Pretty much any serious site that does SEO needs to have at least a privacy policy and/or affiliate disclosure page where they explain if and how they are compensated. It’s normal policy and in some cases, it’s law. 

But these particular pages have their own protocol in that there’s a certain, suggested way they be set up and people simply auto generate them from free sources or copy them from other sites and fill in the blanks such as their site name and other things.

Basically, all that legal jargon is duplicated by many people, across many sites and duplicate content is something that you should NEVER allow Google to index or crawl, thus…

You should make the privacy policy, affiliate disclosure page and ANY page where you have duplicate content not possible to get crawled or indexed by Google. 

And second, to avoid any problems, just don’t point any page on your site to those pages that are duplicated.

But if you decide to do it (again, I strongly suggest against it), make them nofollows.

Now I want to explain why those 3 points matter very little…

So pretty much every point I made about the value of using nofollow, in reality, has very little value today and it goes back to the main point I was making earlier. 

The reason I even put them up was because there’s still many people say these same things and make the same exact case for using this stuff on your site.
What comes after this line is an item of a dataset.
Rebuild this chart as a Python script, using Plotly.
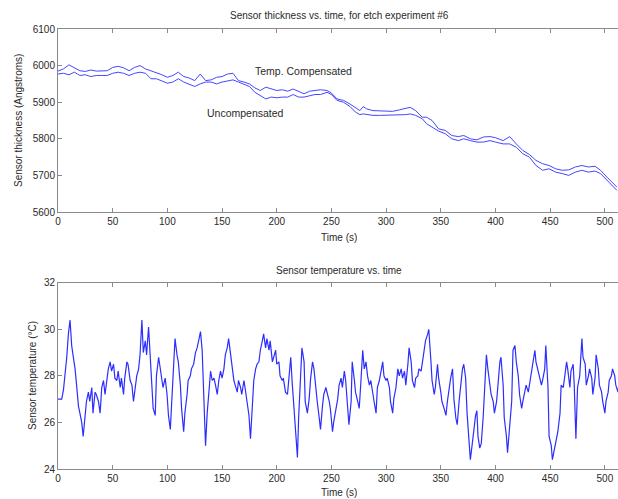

I just wanted to list them as well because I am about to explain why their uses actually have very little uses…

Here’s the main reason why there’s little value in all of this:

If you look at Google and how they are judging this particular thing (their official policy on this), you will see the following:

Google says they generally respect when someone creates a nofollow link, but the keyword is “generally” and they may have situations where they don’t honor that from what I understood and it totally makes sense. Here’s why:

If you look at my first point about a landing page using too many affiliate promotions, even if you make them all nofollow, Google can still count them as the opposite and punish you for it. This is probably because there’s more to consider here, such as the value of the page being lower if you try to spam promotions on it.
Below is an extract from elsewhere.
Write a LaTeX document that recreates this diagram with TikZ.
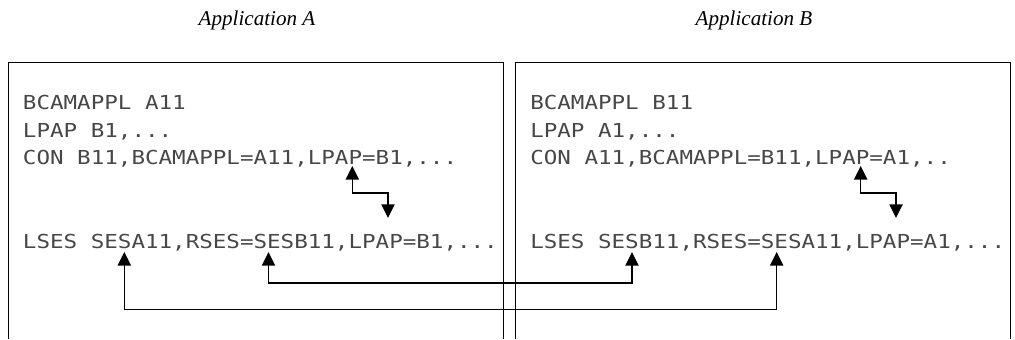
\documentclass[tikz,border=0pt]{standalone}
\usepackage{fontspec}
\usetikzlibrary{arrows.meta}
\newfontfamily\codefont[FakeStretch=1.17]{DejaVu Sans Mono}
\newfontfamily\titlefont{Liberation Serif}
\tikzset{
  codeline/.style={anchor=base west, inner sep=0pt, text=black!72,
    font=\codefont\fontsize{13.7}{16}\selectfont},
  apptitle/.style={anchor=center, inner sep=0pt,
    font=\titlefont\itshape\fontsize{15}{18}\selectfont},
  frame/.style={line width=0.025cm},
  link/.style={line width=0.035cm,
    {Triangle[width=0.33cm,length=0.34cm]}-{Triangle[width=0.33cm,length=0.34cm]}}
}
\begin{document}
\begin{tikzpicture}
                    \useasboundingbox (0.000000,0.000000) rectangle (25.375000,8.475000);
                    {

                    % Marking title of application A
                    \node [apptitle] (titleA) at (6.425000,7.975000) {Application A};%

                    % Marking title of application B
                    \node [apptitle] (titleB) at (18.850000,7.975000) {Application B};%

                    % Drawing frame of application A
                    \draw [frame] (0.212500,0.000000) -- (0.212500,6.925000) -- (12.587500,6.925000) -- (12.587500,0.000000);%

                    % Drawing frame of application B
                    \draw [frame] (12.875000,0.000000) -- (12.875000,6.925000) -- (25.250000,6.925000) -- (25.250000,0.000000);%

                    % Marking statements of application A
                    \node [codeline] (applA) at (0.567500,5.737500) {BCAMAPPL A11};%
                    \node [codeline] (lpapA) at (0.567500,5.050000) {LPAP B1,...};%
                    \node [codeline] (conA) at (0.567500,4.362500) {CON B11,BCAMAPPL=A11,LPAP=B1,...};%
                    \node [codeline] (lsesA) at (0.567500,2.275000) {LSES SESA11,RSES=SESB11,LPAP=B1,...};%

                    % Marking statements of application B
                    \node [codeline] (applB) at (13.250000,5.737500) {BCAMAPPL B11};%
                    \node [codeline] (lpapB) at (13.250000,5.050000) {LPAP A1,...};%
                    \node [codeline] (conB) at (13.250000,4.362500) {CON A11,BCAMAPPL=B11,LPAP=A1,..};%
                    \node [codeline] (lsesB) at (13.250000,2.275000) {LSES SESB11,RSES=SESA11,LPAP=A1,...};%

                    % Marking points the arrows go to
                    \coordinate (conlpapA) at (8.807500,4.325000);%
                    \coordinate (lseslpapA) at (9.700000,3.025000);%
                    \coordinate (conlpapB) at (21.517500,4.325000);%
                    \coordinate (lseslpapB) at (22.400000,3.025000);%
                    \coordinate (sesaA) at (3.107500,2.175000);%
                    \coordinate (sesbA) at (6.712500,2.175000);%
                    \coordinate (sesbB) at (15.800000,2.175000);%
                    \coordinate (sesaB) at (19.417500,2.175000);%

                    % Drawing link CON LPAP -- LSES LPAP in A
                    \draw [link] (conlpapA) -- ++(0.000000,-0.675000) -| (lseslpapA);%

                    % Drawing link CON LPAP -- LSES LPAP in B
                    \draw [link] (conlpapB) -- ++(0.000000,-0.675000) -| (lseslpapB);%

                    % Drawing link SESB11 A -- SESB11 B
                    \draw [link] (sesbA) -- ++(0.000000,-0.775000) -| (sesbB);%

                    % Drawing link SESA11 A -- SESA11 B
                    \draw [link] (sesaA) -- ++(0.000000,-1.437500) -| (sesaB);%
                    }
                    \end{tikzpicture}
\end{document}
If you look at the second point about pointing to poor quality sites, once again, they may choose to count that you’re sending traffic to bad sites and punish your site for it. And why not? You’re not making the internet safer with this practice, so your site should be punished, despite you trying to hedge against that Google penalty.

And finally, for the last point, you may choose to send traffic to duplicated pages (I advise not doing it), and think you’re safe from a penalty, but Google can still choose to count that against you. 
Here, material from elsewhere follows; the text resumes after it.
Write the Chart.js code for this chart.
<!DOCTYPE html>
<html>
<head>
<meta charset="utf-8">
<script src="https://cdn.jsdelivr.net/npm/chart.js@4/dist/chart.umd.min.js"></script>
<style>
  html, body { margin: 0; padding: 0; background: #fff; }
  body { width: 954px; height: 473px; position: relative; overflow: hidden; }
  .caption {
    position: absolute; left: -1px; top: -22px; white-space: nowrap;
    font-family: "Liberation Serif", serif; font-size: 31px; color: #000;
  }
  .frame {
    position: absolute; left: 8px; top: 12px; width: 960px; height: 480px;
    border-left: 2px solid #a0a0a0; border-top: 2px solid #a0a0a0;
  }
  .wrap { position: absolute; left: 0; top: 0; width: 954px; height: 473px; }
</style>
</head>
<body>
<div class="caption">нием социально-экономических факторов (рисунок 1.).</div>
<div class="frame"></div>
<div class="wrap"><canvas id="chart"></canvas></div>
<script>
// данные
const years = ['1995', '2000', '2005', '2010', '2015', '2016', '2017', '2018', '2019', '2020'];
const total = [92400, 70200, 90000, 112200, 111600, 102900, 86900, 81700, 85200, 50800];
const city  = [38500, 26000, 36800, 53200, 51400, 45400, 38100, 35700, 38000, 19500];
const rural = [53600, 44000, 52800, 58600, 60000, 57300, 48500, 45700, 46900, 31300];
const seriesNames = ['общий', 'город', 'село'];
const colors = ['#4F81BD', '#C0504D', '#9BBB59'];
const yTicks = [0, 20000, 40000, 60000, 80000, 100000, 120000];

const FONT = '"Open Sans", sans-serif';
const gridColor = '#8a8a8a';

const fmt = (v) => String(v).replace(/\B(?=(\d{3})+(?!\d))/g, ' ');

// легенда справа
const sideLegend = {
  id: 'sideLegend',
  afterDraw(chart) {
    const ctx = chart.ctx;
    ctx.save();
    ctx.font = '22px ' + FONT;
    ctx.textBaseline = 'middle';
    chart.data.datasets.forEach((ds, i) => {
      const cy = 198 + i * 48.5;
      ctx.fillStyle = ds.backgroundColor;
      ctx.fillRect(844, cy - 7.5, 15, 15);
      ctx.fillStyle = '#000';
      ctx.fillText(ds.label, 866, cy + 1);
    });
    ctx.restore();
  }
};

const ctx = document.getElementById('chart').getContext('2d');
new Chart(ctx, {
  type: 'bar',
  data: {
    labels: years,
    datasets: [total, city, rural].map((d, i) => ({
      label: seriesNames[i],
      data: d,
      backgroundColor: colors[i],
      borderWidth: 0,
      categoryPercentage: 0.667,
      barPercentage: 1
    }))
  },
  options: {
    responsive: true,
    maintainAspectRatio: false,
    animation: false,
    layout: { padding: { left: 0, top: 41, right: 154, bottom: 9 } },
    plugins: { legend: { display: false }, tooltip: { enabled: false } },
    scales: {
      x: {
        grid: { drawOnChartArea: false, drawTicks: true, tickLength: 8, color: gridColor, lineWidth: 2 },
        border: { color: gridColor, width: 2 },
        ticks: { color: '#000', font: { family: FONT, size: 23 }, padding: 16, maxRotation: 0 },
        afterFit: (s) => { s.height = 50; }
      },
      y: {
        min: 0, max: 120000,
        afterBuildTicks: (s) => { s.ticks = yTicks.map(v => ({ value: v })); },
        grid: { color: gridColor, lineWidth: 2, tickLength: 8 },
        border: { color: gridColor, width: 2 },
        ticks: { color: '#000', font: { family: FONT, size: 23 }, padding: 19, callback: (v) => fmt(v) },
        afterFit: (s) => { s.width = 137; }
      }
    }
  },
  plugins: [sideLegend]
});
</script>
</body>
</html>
So what’s the safest approach to all of this? 3 tips:

1) Stop worrying about whether you should make a link a nofollow or not. If you’re going to send traffic to external pages, make sure those pages are high quality, period.

I would never send my traffic to a site which has the potential to hack them or give them malware. I would however be 100% confident in sending my traffic to truly safe pages like Wikipedia and in regards to affiliate programs, I’d make sure those affiliate programs are legitimate before sending my traffic there.

2) For the affiliate thing, just don’t spam your site or landing pages with them, it’s really not that hard. 

3) And once again, for pages that are duplicated (privacy policy, affiliate disclosure, ect…), just DON’T send traffic there, leave those pages up on your site so they can be clearly be seen, by both your visitors and Google, but don’t point people to them across your other existing pages.

And for extra safety, make the duplicate pages themselves unable to be indexed by Google. I simply use the All in One SEO plugin which allows all of my pages and posts to have these boxes show up that stop Google from indexing them:

how to stop google index

In the end, because Google ultimately decides if they want to honor your request to give a link you provide value or not (in spite of you labeling it a nofollow or not), you are best off not even worrying about it (this is why I said technically in caps earlier) and making sure you aren’t doing anything bad to begin with.

In that case, you won’t even have to worry about any of this stuff which is why I will say it again, this whole thing has lost most of it’s SEO value.